**Information supplied:**
┌────────
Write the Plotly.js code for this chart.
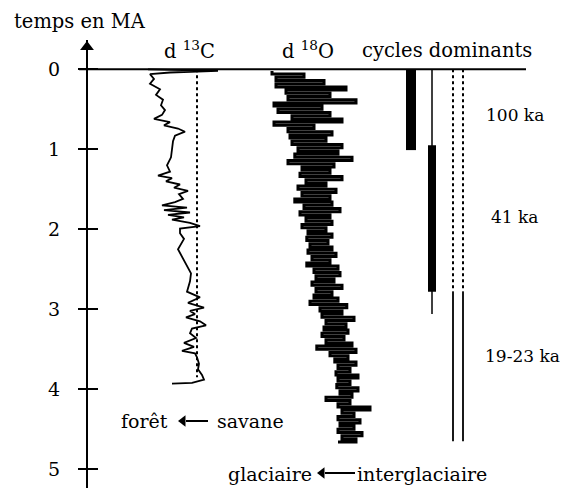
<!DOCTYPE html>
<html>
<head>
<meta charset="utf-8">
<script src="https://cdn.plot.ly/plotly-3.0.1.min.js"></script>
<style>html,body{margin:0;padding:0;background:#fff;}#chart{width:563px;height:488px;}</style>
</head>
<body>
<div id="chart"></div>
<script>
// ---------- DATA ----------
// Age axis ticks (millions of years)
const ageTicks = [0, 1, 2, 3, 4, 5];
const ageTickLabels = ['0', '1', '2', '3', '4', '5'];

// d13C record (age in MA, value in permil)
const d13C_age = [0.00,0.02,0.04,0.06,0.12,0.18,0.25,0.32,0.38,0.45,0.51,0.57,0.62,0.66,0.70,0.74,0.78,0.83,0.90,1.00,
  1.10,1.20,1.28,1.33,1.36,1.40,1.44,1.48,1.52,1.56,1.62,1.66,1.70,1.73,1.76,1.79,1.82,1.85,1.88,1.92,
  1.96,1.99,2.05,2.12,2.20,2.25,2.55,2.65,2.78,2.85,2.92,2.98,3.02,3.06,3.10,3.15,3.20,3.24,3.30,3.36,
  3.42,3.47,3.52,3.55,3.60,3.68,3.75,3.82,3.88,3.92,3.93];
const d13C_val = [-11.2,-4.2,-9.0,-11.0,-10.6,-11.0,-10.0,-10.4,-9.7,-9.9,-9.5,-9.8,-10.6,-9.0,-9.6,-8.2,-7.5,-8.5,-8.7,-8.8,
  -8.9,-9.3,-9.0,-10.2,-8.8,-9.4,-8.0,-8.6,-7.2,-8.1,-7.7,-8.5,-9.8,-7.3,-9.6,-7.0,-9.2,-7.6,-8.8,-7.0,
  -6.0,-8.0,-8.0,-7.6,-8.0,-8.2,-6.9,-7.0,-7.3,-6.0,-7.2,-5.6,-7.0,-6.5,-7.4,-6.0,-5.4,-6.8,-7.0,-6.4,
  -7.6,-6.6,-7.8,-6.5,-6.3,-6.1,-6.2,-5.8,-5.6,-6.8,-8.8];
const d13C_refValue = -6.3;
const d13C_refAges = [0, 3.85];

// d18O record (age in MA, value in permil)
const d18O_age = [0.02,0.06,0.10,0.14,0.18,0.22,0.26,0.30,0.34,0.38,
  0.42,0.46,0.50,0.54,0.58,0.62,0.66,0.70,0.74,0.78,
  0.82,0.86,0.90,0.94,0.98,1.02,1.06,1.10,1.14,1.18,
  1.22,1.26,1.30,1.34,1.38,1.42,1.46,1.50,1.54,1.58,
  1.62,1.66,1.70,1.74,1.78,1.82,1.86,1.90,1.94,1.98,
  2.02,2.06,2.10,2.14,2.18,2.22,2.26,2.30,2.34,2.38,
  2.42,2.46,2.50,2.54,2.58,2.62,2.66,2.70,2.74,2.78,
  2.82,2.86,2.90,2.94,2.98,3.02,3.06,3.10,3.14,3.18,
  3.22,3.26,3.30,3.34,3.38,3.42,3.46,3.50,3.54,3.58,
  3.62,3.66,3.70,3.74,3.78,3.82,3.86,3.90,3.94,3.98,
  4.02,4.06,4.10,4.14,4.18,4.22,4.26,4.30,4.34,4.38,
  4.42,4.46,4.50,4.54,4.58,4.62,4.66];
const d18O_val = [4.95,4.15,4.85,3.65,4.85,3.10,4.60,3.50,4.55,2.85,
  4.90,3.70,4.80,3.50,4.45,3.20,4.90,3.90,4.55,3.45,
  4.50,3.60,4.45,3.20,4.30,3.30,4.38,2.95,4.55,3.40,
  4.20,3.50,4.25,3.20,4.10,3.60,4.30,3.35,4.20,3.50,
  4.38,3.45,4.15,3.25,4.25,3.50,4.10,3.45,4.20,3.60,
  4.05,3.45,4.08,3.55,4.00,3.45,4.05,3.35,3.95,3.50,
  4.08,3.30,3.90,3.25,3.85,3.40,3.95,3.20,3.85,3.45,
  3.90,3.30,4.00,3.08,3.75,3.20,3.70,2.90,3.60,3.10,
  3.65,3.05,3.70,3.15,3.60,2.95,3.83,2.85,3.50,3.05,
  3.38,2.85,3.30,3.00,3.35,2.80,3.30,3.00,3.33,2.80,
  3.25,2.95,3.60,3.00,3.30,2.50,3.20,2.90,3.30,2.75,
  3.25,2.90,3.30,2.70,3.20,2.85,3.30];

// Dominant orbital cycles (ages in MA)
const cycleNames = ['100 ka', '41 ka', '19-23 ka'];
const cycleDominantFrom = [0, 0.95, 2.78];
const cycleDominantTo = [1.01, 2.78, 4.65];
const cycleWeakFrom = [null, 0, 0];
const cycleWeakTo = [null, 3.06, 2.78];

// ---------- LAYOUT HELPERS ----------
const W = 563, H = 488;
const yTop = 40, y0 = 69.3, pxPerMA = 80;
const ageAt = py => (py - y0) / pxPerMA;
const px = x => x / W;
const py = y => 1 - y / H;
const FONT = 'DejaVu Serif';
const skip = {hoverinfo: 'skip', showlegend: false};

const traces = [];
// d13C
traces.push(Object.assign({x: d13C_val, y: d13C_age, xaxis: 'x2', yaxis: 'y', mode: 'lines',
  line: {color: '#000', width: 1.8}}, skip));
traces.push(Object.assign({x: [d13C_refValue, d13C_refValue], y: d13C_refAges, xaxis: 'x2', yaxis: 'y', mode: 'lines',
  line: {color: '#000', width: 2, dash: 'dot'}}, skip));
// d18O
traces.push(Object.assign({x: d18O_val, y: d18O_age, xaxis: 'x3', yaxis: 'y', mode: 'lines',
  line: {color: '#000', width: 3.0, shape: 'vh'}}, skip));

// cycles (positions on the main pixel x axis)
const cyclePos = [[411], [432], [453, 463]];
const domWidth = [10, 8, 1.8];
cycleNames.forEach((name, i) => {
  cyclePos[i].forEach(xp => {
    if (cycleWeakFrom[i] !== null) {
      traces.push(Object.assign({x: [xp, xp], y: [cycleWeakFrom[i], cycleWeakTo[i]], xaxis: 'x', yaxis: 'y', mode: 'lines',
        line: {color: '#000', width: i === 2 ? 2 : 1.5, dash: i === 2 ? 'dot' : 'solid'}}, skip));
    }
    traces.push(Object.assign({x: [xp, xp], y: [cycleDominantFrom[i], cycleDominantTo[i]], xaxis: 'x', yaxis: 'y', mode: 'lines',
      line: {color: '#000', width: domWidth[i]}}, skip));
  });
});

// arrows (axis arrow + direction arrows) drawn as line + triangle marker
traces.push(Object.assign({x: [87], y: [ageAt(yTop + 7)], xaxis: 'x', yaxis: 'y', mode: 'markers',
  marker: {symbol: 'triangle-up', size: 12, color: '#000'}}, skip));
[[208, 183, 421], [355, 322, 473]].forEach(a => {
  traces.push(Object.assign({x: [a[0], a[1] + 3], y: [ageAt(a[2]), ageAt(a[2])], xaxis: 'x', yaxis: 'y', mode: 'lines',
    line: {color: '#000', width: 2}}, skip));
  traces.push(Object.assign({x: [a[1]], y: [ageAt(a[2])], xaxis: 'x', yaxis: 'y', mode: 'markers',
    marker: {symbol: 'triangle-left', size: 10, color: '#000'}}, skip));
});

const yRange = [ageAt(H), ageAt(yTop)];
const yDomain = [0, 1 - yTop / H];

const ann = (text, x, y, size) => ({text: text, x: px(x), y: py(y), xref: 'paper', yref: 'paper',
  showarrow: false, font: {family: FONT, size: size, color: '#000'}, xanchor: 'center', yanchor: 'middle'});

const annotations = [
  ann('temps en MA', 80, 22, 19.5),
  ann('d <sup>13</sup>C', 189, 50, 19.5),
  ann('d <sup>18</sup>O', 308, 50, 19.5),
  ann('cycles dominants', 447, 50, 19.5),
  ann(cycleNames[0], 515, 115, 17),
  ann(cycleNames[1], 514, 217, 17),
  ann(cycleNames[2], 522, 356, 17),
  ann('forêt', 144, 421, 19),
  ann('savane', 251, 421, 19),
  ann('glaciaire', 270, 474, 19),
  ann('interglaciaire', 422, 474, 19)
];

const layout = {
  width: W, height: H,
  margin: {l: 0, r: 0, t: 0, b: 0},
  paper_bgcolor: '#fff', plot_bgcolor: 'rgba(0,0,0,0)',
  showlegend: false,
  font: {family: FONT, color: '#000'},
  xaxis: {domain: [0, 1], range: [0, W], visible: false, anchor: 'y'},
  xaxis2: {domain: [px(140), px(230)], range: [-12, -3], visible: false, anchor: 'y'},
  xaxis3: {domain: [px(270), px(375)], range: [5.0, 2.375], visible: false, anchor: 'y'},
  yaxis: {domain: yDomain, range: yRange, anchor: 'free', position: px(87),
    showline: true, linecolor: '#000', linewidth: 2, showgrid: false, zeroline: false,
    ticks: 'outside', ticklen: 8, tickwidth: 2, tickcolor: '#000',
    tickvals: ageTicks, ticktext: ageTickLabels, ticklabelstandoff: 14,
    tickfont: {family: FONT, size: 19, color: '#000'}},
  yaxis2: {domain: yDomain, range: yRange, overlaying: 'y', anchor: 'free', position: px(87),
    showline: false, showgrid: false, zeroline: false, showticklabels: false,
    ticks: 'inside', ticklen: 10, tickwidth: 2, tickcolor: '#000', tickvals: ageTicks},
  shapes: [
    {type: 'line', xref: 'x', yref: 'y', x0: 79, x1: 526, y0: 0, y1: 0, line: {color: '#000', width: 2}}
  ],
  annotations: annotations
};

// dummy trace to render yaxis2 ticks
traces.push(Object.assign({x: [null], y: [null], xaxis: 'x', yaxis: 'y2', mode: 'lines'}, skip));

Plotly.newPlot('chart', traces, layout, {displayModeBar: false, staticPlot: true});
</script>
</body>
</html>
└────────
Reproduce the material above from its first line through the line containing "const ageTickLabels = ['0', '1', '2', '3', '4', '5'];", both ends included, and skip every picture.

Write the Plotly.js code for this chart.
<!DOCTYPE html>
<html>
<head>
<meta charset="utf-8">
<script src="https://cdn.plot.ly/plotly-3.0.1.min.js"></script>
<style>html,body{margin:0;padding:0;background:#fff;}#chart{width:563px;height:488px;}</style>
</head>
<body>
<div id="chart"></div>
<script>
// ---------- DATA ----------
// Age axis ticks (millions of years)
const ageTicks = [0, 1, 2, 3, 4, 5];
const ageTickLabels = ['0', '1', '2', '3', '4', '5'];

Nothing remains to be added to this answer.